Samantha Amerasinghe wonders whether the G20 summit delivered the goods


Today, eight years after the global financial crisis, the world economy finds itself at another critical juncture. Facing multiple risks – and challenges such as weak growth momentum, sluggish demand, volatility in financial markets, and slow growth in trade and investment – expectations were high, as G20 leaders assembled in Hangzhou, China, in September, to assess global trends, and coordinate economic and financial policies.

This year’s G20 summit was held in the wake of Brexit, rising protectionist sentiment in the US, and increasing political tensions and conflicts in Asia, Eastern Europe and the Middle East. Expectations for the meeting were higher than in recent years, given that China chaired the G20 summit for the first time, and due to its rising importance in multilateral cooperation.

The G20 concluded on a sullen note, however: there were aspiring declarations and pledges to boost global growth, but little agreement about how to do so. So was it a case of ‘more symbolism than substance;’ or were there positive developments?


Comprising 19 countries – both emerging and developed – and the EU (in addition to Germany, France, Italy and the UK), the G20 accounts for approximately 85 percent of global GDP and 65 percent of the world’s population.

When the G20 summit was established, it was hailed as a success for its coordinated response to the global financial crisis of 2008/09. At the time, it was essential for both developed and emerging countries to work together, to restore financial market stability and boost growth.

However, the growing emphasis on long-term goals and blueprints, and an even wider set of objectives – both financial as well as non-financial (such as climate change, green energy and anti-corruption) – have made it difficult to measure its success.

This is why the forum’s relevance and usefulness continue to be closely scrutinised.

Unfortunately, the world cannot afford symbolism without real action. International Monetary Fund (IMF) Managing Director Christine Lagarde called on global leaders to take “forceful” action to revive the world economy, which continues to be stuck in low gear. This is not surprising, as global economic growth has stagnated for five consecutive years, below the 3.7 percent average that prevailed between 1990 and 2007.

Following Brexit, the IMF adjusted its global GDP forecast downward to 3.1 percent for this year, and 3.4 percent for 2017. The US economy may have recovered to 10 percent above its pre-2008 crisis peak, but the Eurozone, China and so-called BRICS do not inspire much optimism, with the possible exception of India.

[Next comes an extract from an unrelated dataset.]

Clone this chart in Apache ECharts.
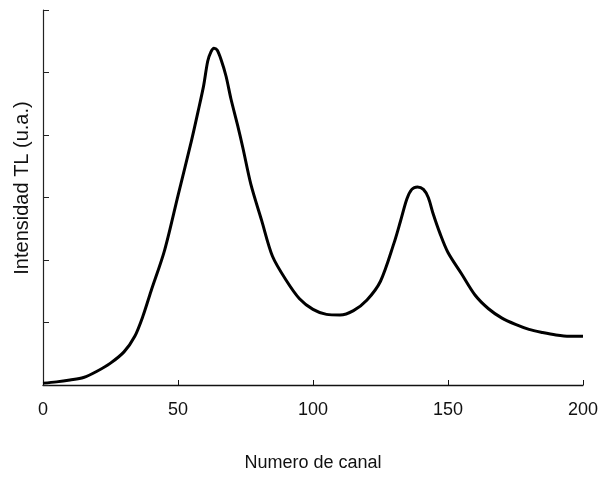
<!DOCTYPE html>
<html>
<head>
<meta charset="utf-8">
<script src="https://cdn.jsdelivr.net/npm/echarts@6/dist/echarts.min.js"></script>
<style>html,body{margin:0;padding:0;background:#fff;overflow:hidden}#c{width:601px;height:477px}</style>
</head>
<body>
<div id="c"></div>
<script>
var channels = [0, 5, 10, 15, 20, 25, 30, 34, 37, 40, 45, 50, 55, 57.4, 59.5, 61, 62.2, 63.3, 64.5, 66, 67.8, 69.6, 72, 74, 77, 81, 85, 90, 95, 100, 105, 110, 115, 120, 125, 130, 132.4, 134.8, 136.6, 138.7, 140.9, 142.7, 144.5, 147, 150, 155, 160, 165, 170, 175, 180, 185, 190, 195, 200];
var intensity = [0.03, 0.05, 0.08, 0.12, 0.22, 0.35, 0.53, 0.78, 1.10, 1.50, 2.15, 3.03, 3.91, 4.37, 4.79, 5.18, 5.33, 5.39, 5.36, 5.20, 4.94, 4.58, 4.17, 3.80, 3.21, 2.63, 2.06, 1.68, 1.38, 1.21, 1.13, 1.12, 1.19, 1.36, 1.66, 2.27, 2.62, 2.98, 3.13, 3.17, 3.13, 3.00, 2.74, 2.43, 2.12, 1.78, 1.44, 1.22, 1.07, 0.97, 0.89, 0.84, 0.80, 0.78, 0.78];
var xTicks = [0, 50, 100, 150, 200];
var xTitle = 'Numero de canal';
var yTitle = 'Intensidad TL (u.a.)';

var pts = channels.map(function (c, i) { return [c, intensity[i]]; });
var chart = echarts.init(document.getElementById('c'));
var font = '"Liberation Sans", Arial, sans-serif';
chart.setOption({
  animation: false,
  backgroundColor: '#fff',
  grid: { left: 43, top: 10, width: 547, height: 387, containLabel: false },
  xAxis: {
    type: 'value', min: xTicks[0], max: xTicks[xTicks.length - 1], interval: 50,
    name: xTitle, nameLocation: 'middle', nameGap: 69,
    nameTextStyle: { color: '#111', fontSize: 18, fontFamily: font },
    axisLine: { show: true, lineStyle: { color: '#111', width: 1.3 } },
    axisTick: { show: true, inside: true, length: 5, lineStyle: { color: '#111' } },
    axisLabel: { color: '#111', fontSize: 18, fontFamily: font, margin: 16 },
    splitLine: { show: false }
  },
  yAxis: {
    type: 'value', min: 0, max: 6, interval: 1,
    axisLine: { show: true, lineStyle: { color: '#222', width: 1.2 } },
    axisTick: { show: true, inside: true, length: 6, lineStyle: { color: '#222' } },
    axisLabel: { show: false },
    splitLine: { show: false }
  },
  graphic: [{
    type: 'text', x: 22, y: 188, rotation: Math.PI / 2,
    style: { text: yTitle, fill: '#111', fontSize: 20, fontFamily: font, textAlign: 'center', textVerticalAlign: 'middle' }
  }],
  series: [{
    type: 'line', data: pts, smooth: 0.3, showSymbol: false,
    lineStyle: { color: '#000', width: 3 }
  }]
});
</script>
</body>
</html>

Lagarde warned of a “low-growth trap,” accompanied by rising inequality that has led to increasing populism and mounting trade barriers.

As expected, G20 leaders reiterated their commitment to boosting growth through the use of all policy tools – i.e. monetary, fiscal and structural. The communiqué reaffirmed the G20 leaders’ commitment to avoiding currency wars and competitive devaluations, but these are increasingly viewed as platitudes, in a world engaged in unconventional monetary policy.

Brexit, trade deals, tax avoidance, climate change and the migrant crisis in Europe were also discussed at the forum, highlighting the divergence in objectives of G20 nations – and indeed, the challenges they face in reaching achievable solutions.

A major criticism of the G20 is that it seems to be effective during times of crisis (such as immediately following the global financial crisis), but appears less impactful in times of normalcy. This also stems from the diverse stages of development and objectives of its members. The most common criticism is that it has no legal standing, and thus no real powers to implement or monitor decisions made, which are then implemented at national level.

G20 leaders reiterated their “opposition to protectionism on trade and investment in all its forms.” This comes at an interesting time, ahead of the US presidential election, where both front-line candidates have adopted a more protectionist stance on global trade.

The communiqué included a commitment to ratify World Trade Organization (WTO) trade facilitation agreements by member states before the end of this year. The lack of any concrete plans from China on using its ‘One Belt, One Road’ and other similar initiatives to boost trade and global growth was the chief disappointment.

Yet, there were some positive developments; and they are worth highlighting.

The most notable achievement of this year’s G20 summit might be the joint announcement by the US and China that their governments have ratified the Paris Agreement on climate change, which paves the way for a wider agreement on more sustainable growth. This is a major breakthrough in the United Nations’ (UN’s) efforts to combat climate change, because the two countries, together, produce nearly 38 percent of the world’s carbon emissions.

Another positive step was the decision by President Barack Obama to institute a forum to examine excess capacity, particularly in the steel sector. This is a validation of the basic principle that supply imbalances are not only the result of market forces, but an outcome of policy decisions that are distorting a well-functioning market.

So overall, some good has come of the G20 summit.